On August 15, 2014, in his first Independence Day address, Prime Minister Narendra Modi introduced himself to the people as a “boy from a small-town poor family”, an outsider to Delhi’s elite circles, someone they should think of not as the country’s prime minister but its “pradhan sevak”, the prime servant.
Modi was then less than 100 days into his new job. Ten Independence Day speeches later, with Parliament elections looming next year, much has changed.
In 2018, in his fifth address from the Red Fort, the last of his first term as prime minister, Modi felt the need to furnish his report card, spending substantial time on the speed with which his government had implemented schemes, which he termed a paradigm shift from 2013.
But on Tuesday, delivering his 10th Independence Day address, the last of his second term as prime minister, Modi said the current period of “reform, perform and transform”, a phrase he first used in the 2016 speech, would strengthen the foundation of the coming thousand years, and promised to list the government’s achievements “next time on August 15, from this very Red Fort”, suggesting the results of next year’s elections were a foregone conclusion.
In 2014, with his predecessor, Manmohan Singh, in the audience, Modi acknowledged the contribution of all former prime ministers and governments to India’s progress.
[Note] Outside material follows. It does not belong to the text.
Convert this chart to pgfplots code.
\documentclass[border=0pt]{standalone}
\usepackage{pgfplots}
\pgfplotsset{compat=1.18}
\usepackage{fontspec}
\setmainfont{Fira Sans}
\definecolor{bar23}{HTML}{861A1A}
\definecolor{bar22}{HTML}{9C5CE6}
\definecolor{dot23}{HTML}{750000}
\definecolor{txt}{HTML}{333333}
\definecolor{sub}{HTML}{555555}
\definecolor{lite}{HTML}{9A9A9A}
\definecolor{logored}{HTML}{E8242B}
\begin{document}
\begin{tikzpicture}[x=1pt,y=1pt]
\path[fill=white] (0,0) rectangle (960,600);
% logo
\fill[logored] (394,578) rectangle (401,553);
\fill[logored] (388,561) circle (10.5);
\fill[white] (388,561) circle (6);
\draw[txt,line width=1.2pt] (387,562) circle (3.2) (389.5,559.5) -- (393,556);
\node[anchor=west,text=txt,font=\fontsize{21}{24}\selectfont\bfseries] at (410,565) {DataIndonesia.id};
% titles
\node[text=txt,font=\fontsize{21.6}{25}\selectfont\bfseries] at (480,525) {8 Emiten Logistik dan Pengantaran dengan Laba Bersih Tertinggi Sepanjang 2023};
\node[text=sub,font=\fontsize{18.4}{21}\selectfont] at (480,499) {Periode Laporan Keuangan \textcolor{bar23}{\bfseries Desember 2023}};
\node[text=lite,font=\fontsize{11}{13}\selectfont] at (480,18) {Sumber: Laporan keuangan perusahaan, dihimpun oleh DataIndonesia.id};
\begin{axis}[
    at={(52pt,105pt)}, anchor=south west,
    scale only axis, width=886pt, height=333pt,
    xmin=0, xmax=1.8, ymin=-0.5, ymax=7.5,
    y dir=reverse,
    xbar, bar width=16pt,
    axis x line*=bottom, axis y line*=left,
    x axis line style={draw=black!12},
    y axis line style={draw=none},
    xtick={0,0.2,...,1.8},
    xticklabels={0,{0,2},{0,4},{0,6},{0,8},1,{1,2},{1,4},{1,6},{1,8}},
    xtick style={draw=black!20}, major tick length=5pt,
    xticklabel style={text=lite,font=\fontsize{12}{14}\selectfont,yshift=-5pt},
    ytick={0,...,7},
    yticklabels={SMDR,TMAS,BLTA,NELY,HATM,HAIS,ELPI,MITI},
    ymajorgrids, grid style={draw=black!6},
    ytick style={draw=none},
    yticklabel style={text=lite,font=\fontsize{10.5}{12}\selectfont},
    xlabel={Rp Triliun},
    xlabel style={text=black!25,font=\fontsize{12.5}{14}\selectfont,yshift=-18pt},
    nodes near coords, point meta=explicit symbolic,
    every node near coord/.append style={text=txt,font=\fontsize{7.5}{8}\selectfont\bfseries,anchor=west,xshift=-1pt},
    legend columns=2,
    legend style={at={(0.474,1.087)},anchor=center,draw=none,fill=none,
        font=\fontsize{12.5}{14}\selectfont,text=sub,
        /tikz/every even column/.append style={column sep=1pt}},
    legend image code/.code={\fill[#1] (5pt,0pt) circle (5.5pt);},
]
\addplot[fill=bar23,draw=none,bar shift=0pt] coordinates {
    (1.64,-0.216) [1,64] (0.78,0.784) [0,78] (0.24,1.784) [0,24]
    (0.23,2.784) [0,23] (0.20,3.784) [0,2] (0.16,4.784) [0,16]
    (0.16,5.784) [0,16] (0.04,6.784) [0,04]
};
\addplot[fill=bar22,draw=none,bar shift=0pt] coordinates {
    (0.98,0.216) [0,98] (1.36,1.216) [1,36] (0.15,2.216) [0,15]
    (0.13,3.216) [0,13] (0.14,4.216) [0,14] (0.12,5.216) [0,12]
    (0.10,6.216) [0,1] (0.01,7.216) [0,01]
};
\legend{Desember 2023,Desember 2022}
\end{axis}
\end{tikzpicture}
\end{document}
He urged all to observe a moratorium on casteism, communalism, regionalism and all such activities for 10 years.
He said his government would advance by forging consensus, not “by virtue of majority”.This year, the prime minister talked about how “Modi ensured” the construction of the new Parliament building, “Modi’s personal commitment” to fight corruption, and “Modi’s guarantee” that India will be a top three economy in the world. He thanked the people for voting to form stable governments in 2014 and 2019, which, he said, gave “Modi the courage” to unleash a period of “reform, perform, transform”.
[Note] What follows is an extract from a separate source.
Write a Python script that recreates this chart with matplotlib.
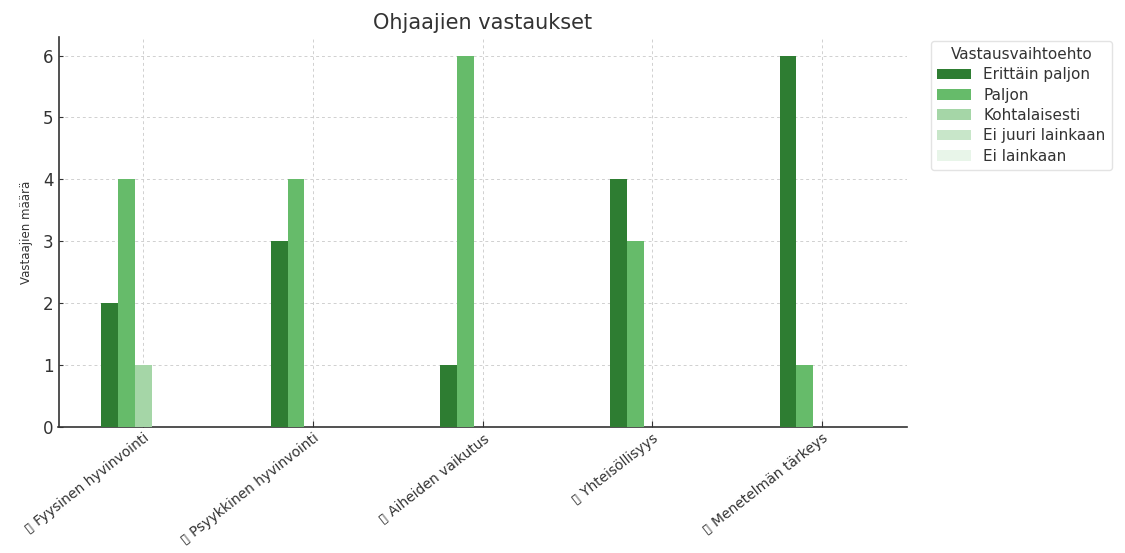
import numpy as np
import matplotlib
matplotlib.use("Agg")
from matplotlib import pyplot as plt

# ---------------- data ----------------
categories = ["\u25af Fyysinen hyvinvointi", "\u25af Psyykkinen hyvinvointi",
              "\u25af Aiheiden vaikutus", "\u25af Yhteisöllisyys",
              "\u25af Menetelmän tärkeys"]
options = ["Erittäin paljon", "Paljon", "Kohtalaisesti", "Ei juuri lainkaan", "Ei lainkaan"]
erittain = [2, 3, 1, 4, 6]
paljon = [4, 4, 6, 3, 1]
kohtalaisesti = [1, 0, 0, 0, 0]
ei_juuri = [0, 0, 0, 0, 0]
ei_lainkaan = [0, 0, 0, 0, 0]
colors = ["#2e7d32", "#66bb6a", "#a5d6a7", "#c8e6c9", "#e8f5e9"]

series = [erittain, paljon, kohtalaisesti, ei_juuri, ei_lainkaan]

fig = plt.figure(figsize=(11.25, 5.53), dpi=100)
ax = fig.add_axes([0.052, 0.228, 0.754, 0.705])

x = np.arange(len(categories))
w = 0.1
for i, (vals, lab, col) in enumerate(zip(series, options, colors)):
    ax.bar(x + (i - 2) * w, vals, width=w, color=col, label=lab, zorder=3)

ax.set_xlim(-0.5, 4.5)
ax.set_ylim(0, 6.3)
ax.set_xticks(x)
ax.set_xticklabels(categories, rotation=38, ha="right", rotation_mode="anchor",
                   fontsize=10, color="#333333")
ax.set_yticks(range(0, 7))
ax.tick_params(axis="y", labelsize=12, direction="in", length=3, colors="#333333")
ax.tick_params(axis="x", direction="in", length=4, colors="#333333", pad=3)
ax.set_ylabel("Vastaajien määrä", fontsize=8.5, color="#333333", labelpad=7)
ax.set_title("Ohjaajien vastaukset", fontsize=15, color="#333333")
ax.grid(True, linestyle=(0, (3, 3)), color="#d0d0d0", linewidth=0.7, zorder=0)
for s in ["top", "right"]:
    ax.spines[s].set_visible(False)
for s in ["left", "bottom"]:
    ax.spines[s].set_color("#333333")
    ax.spines[s].set_linewidth(1.2)

leg = ax.legend(title="Vastausvaihtoehto", loc="upper left", bbox_to_anchor=(1.02, 1.01),
                fontsize=11, title_fontsize=11, frameon=True, edgecolor="#dddddd",
                labelspacing=0.35, handlelength=2.2)
for t in leg.get_texts():
    t.set_color("#333333")
leg.get_title().set_color("#333333")

fig.savefig("out.png", dpi=100)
In 2019, after winning his second term, Modi said on Independence Day that “neither Modi nor friends of Modi” had contested the election, but 1.3 billion of his countrymen had.
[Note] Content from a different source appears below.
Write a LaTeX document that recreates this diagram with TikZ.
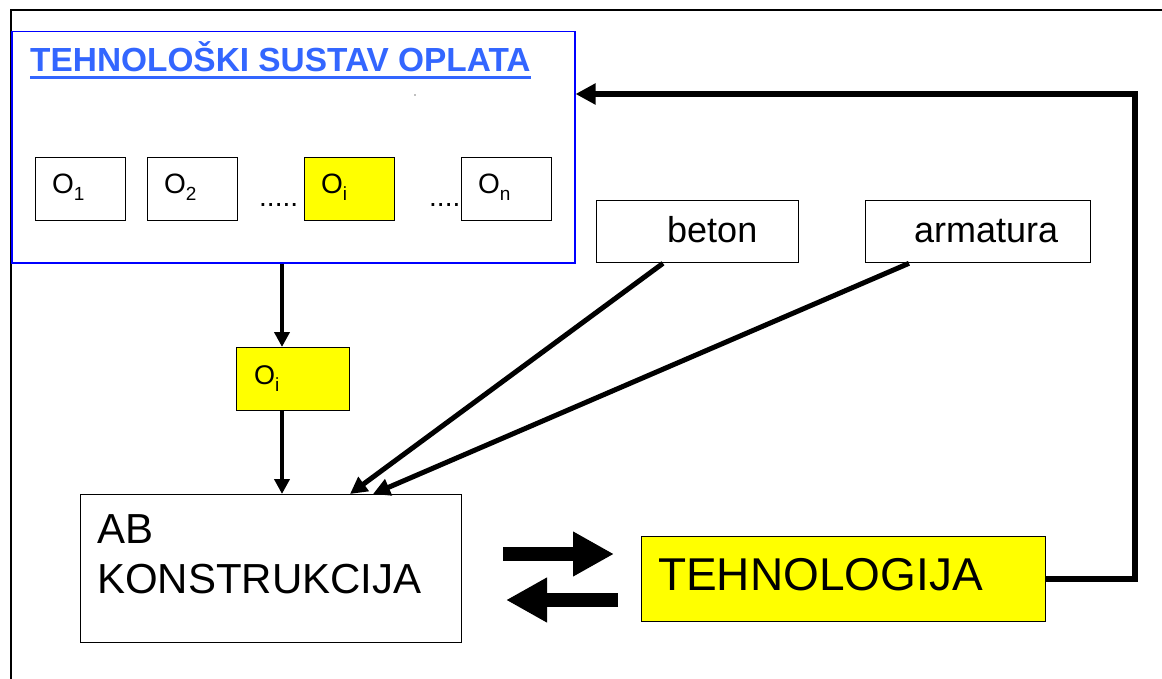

In the nine years and 90 days since May 16, 2014, when he led the Bharatiya Janata Party (BJP) to a historic win, Modi’s Independence Day speeches have been watched keenly for new schemes and directions. In 2014, he spoke of Jan Dhan, Clean India, Digital India, Make in India, and abolition of the Planning Commission. Jal Jeevan Mission was in the first speech of his second term in 2019. In 2017, he listed the benefits of demonetisation.
That is not all, though. At times, Modi has dropped ticking time bombs in his speeches. He mentioned the scourge of the triple talaq for the first time in his 2017 speech, which his government criminalised after returning to power in 2019, the year Modi bared his “worry about population explosion”.
The government is yet to move on the population issue. The prime minister has also set goals for his government and collective ones for the people in his speeches, sometimes shifting the goalposts.
In 2017, Modi spoke of building a “new India” by 2022, the 75th anniversary of its independence. Quoting scriptures, he said, “If we don’t accomplish work within a stipulated time, we shall not be able to get the desired results.”
Four years later, in 2021, he spoke of an Amrit Kaal spanning 25 years, building a developed India the year the country celebrates its 100th Independence Day in 2047.
In 2014, the PM gave the slogan of “sabka saath, sabka vikas”, to which he added “sabka vishwas” five years later, and “sabka prayas” in 2021. In 2016, he promised doubling farmer’s incomes by 2022. In 2019, he announced a “dream” target of building a $5 trillion economy in the next five years.
Some other themes have survived from his early August 15 speeches. On Tuesday, he recounted the humble-origins story of 2014, and emphasised his campaign against the corruption and appeasement politics of dynastic parties.
Addressing the people as “my beloved family members”, the PM pledged his commitment to work for his “family of 1.4 billion Indians” since he came from among them. He was consistent in addressing his “1.25 billion fellow Indians” from 2014 to 2018, which changed to “1.3 billion” in 2019, and to “my beloved 1.4 billion family members” this year, trusting population increase estimates in the absence of Census figures.
Other themes remain unchanged: women’s empowerment, India’s demographic advantage, the contribution of smaller towns and cities to India’s startup ecosystem. Several of his Independence Day speeches highlighted the infrastructure growth in the Northeast and his government’s efforts to control inflation.
On Tuesday, echoing 2014, he said “we must give a new twist to our cleanliness campaign and cleanse our system of corruption.” Is this another ticking time bomb?